### Written task
Would you print the material exactly, starting at its first line and ending at the line holding "var fmt = d3.format('.1f');"?

### Available data
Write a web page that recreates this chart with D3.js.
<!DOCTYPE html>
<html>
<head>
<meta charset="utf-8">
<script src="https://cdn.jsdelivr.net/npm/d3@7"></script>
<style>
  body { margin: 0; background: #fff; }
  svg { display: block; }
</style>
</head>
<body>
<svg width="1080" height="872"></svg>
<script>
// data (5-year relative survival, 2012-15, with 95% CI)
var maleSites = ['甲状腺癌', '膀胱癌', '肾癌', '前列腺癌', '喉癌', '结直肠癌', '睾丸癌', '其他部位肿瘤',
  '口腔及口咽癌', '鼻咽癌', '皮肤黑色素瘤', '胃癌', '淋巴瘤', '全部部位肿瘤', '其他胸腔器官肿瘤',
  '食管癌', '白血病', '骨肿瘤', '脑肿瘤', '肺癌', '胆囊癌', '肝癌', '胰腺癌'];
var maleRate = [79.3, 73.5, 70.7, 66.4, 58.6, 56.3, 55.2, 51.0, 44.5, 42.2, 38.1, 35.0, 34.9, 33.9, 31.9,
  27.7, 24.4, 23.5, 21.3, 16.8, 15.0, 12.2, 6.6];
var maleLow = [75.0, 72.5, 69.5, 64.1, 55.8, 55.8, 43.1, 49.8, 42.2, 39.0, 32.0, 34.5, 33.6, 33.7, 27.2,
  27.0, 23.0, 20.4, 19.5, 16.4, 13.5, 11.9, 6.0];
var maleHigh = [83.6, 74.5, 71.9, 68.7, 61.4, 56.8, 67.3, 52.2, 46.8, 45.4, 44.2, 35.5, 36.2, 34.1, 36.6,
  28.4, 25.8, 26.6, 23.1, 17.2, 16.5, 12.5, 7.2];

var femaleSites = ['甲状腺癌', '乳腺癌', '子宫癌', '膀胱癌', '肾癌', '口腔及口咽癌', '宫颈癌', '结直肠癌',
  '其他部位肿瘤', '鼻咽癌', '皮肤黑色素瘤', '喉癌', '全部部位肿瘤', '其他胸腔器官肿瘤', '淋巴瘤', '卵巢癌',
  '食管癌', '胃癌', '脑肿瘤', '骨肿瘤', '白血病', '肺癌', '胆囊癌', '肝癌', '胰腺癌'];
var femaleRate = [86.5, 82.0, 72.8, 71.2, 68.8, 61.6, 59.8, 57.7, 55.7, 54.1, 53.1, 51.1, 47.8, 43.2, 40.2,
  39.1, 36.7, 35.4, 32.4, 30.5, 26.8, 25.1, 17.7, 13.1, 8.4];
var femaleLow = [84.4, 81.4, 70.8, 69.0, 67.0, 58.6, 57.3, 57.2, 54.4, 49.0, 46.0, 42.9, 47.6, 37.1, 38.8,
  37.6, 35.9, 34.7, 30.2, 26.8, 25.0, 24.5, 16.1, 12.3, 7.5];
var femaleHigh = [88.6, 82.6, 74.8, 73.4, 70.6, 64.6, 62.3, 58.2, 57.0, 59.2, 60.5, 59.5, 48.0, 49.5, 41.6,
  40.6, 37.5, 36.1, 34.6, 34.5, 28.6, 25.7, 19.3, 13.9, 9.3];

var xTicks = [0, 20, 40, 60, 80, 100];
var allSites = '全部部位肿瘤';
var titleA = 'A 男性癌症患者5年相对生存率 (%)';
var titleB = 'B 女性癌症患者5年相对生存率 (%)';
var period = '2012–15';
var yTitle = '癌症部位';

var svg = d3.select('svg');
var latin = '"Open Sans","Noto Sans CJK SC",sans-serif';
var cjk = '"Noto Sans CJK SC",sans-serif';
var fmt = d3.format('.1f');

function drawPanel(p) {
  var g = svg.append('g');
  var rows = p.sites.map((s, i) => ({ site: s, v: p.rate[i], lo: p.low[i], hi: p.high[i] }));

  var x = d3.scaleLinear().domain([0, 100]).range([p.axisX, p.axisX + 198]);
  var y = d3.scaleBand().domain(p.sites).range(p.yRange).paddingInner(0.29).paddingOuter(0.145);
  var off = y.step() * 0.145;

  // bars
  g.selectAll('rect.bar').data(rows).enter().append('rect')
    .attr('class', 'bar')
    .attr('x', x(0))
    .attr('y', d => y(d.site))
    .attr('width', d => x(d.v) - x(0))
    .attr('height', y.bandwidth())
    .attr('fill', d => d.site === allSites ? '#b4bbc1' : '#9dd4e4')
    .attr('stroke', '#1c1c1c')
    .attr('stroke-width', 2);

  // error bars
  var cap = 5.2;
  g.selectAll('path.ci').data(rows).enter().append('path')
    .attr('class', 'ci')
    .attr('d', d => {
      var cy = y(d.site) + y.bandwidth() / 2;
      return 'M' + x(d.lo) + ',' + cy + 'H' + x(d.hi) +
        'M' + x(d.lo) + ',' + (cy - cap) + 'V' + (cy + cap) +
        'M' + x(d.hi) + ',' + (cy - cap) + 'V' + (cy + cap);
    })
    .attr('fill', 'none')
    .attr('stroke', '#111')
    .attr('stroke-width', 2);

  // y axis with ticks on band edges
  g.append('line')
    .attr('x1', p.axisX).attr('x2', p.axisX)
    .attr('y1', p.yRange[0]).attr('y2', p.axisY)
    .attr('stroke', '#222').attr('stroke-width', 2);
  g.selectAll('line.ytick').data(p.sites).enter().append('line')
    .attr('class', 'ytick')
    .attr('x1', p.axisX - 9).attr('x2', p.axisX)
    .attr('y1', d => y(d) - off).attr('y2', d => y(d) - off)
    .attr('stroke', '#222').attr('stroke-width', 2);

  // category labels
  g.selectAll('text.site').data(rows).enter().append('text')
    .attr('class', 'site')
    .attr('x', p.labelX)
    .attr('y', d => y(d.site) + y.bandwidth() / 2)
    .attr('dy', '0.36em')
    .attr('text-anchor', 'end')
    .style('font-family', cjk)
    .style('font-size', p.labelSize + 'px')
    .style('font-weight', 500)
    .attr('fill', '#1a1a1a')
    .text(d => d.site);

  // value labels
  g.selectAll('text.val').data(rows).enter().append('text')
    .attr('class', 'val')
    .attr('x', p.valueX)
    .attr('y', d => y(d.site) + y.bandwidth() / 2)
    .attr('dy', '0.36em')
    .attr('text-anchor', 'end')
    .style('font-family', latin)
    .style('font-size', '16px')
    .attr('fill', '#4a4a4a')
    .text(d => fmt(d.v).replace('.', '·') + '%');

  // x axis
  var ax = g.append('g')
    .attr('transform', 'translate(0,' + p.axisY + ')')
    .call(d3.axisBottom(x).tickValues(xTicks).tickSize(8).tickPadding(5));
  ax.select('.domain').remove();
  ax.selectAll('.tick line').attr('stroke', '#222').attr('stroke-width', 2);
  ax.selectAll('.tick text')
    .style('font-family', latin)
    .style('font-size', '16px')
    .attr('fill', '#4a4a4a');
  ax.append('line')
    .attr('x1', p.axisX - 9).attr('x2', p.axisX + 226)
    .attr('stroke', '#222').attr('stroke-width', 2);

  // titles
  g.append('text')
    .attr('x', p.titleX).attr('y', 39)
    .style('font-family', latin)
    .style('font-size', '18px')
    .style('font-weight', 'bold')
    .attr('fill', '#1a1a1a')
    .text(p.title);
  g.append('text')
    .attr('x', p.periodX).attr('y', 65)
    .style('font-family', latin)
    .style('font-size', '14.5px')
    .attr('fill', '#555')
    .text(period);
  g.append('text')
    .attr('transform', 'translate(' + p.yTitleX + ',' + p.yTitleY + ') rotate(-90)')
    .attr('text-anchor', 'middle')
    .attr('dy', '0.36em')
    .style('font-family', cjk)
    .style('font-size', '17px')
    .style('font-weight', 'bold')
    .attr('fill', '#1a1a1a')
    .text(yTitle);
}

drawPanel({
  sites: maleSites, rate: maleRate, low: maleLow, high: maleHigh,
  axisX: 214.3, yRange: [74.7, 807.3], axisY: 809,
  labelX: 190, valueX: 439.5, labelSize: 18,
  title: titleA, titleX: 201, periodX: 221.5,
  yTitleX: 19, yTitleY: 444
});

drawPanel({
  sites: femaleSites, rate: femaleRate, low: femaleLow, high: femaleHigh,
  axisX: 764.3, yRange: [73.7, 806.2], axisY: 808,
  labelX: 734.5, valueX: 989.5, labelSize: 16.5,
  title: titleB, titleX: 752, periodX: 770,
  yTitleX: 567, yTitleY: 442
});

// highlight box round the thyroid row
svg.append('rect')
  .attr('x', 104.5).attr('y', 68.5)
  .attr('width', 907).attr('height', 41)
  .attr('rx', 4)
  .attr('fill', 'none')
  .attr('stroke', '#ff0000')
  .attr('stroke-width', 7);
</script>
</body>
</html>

### Task output
Write a web page that recreates this chart with D3.js.
<!DOCTYPE html>
<html>
<head>
<meta charset="utf-8">
<script src="https://cdn.jsdelivr.net/npm/d3@7"></script>
<style>
  body { margin: 0; background: #fff; }
  svg { display: block; }
</style>
</head>
<body>
<svg width="1080" height="872"></svg>
<script>
// data (5-year relative survival, 2012-15, with 95% CI)
var maleSites = ['甲状腺癌', '膀胱癌', '肾癌', '前列腺癌', '喉癌', '结直肠癌', '睾丸癌', '其他部位肿瘤',
  '口腔及口咽癌', '鼻咽癌', '皮肤黑色素瘤', '胃癌', '淋巴瘤', '全部部位肿瘤', '其他胸腔器官肿瘤',
  '食管癌', '白血病', '骨肿瘤', '脑肿瘤', '肺癌', '胆囊癌', '肝癌', '胰腺癌'];
var maleRate = [79.3, 73.5, 70.7, 66.4, 58.6, 56.3, 55.2, 51.0, 44.5, 42.2, 38.1, 35.0, 34.9, 33.9, 31.9,
  27.7, 24.4, 23.5, 21.3, 16.8, 15.0, 12.2, 6.6];
var maleLow = [75.0, 72.5, 69.5, 64.1, 55.8, 55.8, 43.1, 49.8, 42.2, 39.0, 32.0, 34.5, 33.6, 33.7, 27.2,
  27.0, 23.0, 20.4, 19.5, 16.4, 13.5, 11.9, 6.0];
var maleHigh = [83.6, 74.5, 71.9, 68.7, 61.4, 56.8, 67.3, 52.2, 46.8, 45.4, 44.2, 35.5, 36.2, 34.1, 36.6,
  28.4, 25.8, 26.6, 23.1, 17.2, 16.5, 12.5, 7.2];

var femaleSites = ['甲状腺癌', '乳腺癌', '子宫癌', '膀胱癌', '肾癌', '口腔及口咽癌', '宫颈癌', '结直肠癌',
  '其他部位肿瘤', '鼻咽癌', '皮肤黑色素瘤', '喉癌', '全部部位肿瘤', '其他胸腔器官肿瘤', '淋巴瘤', '卵巢癌',
  '食管癌', '胃癌', '脑肿瘤', '骨肿瘤', '白血病', '肺癌', '胆囊癌', '肝癌', '胰腺癌'];
var femaleRate = [86.5, 82.0, 72.8, 71.2, 68.8, 61.6, 59.8, 57.7, 55.7, 54.1, 53.1, 51.1, 47.8, 43.2, 40.2,
  39.1, 36.7, 35.4, 32.4, 30.5, 26.8, 25.1, 17.7, 13.1, 8.4];
var femaleLow = [84.4, 81.4, 70.8, 69.0, 67.0, 58.6, 57.3, 57.2, 54.4, 49.0, 46.0, 42.9, 47.6, 37.1, 38.8,
  37.6, 35.9, 34.7, 30.2, 26.8, 25.0, 24.5, 16.1, 12.3, 7.5];
var femaleHigh = [88.6, 82.6, 74.8, 73.4, 70.6, 64.6, 62.3, 58.2, 57.0, 59.2, 60.5, 59.5, 48.0, 49.5, 41.6,
  40.6, 37.5, 36.1, 34.6, 34.5, 28.6, 25.7, 19.3, 13.9, 9.3];

var xTicks = [0, 20, 40, 60, 80, 100];
var allSites = '全部部位肿瘤';
var titleA = 'A 男性癌症患者5年相对生存率 (%)';
var titleB = 'B 女性癌症患者5年相对生存率 (%)';
var period = '2012–15';
var yTitle = '癌症部位';

var svg = d3.select('svg');
var latin = '"Open Sans","Noto Sans CJK SC",sans-serif';
var cjk = '"Noto Sans CJK SC",sans-serif';
var fmt = d3.format('.1f');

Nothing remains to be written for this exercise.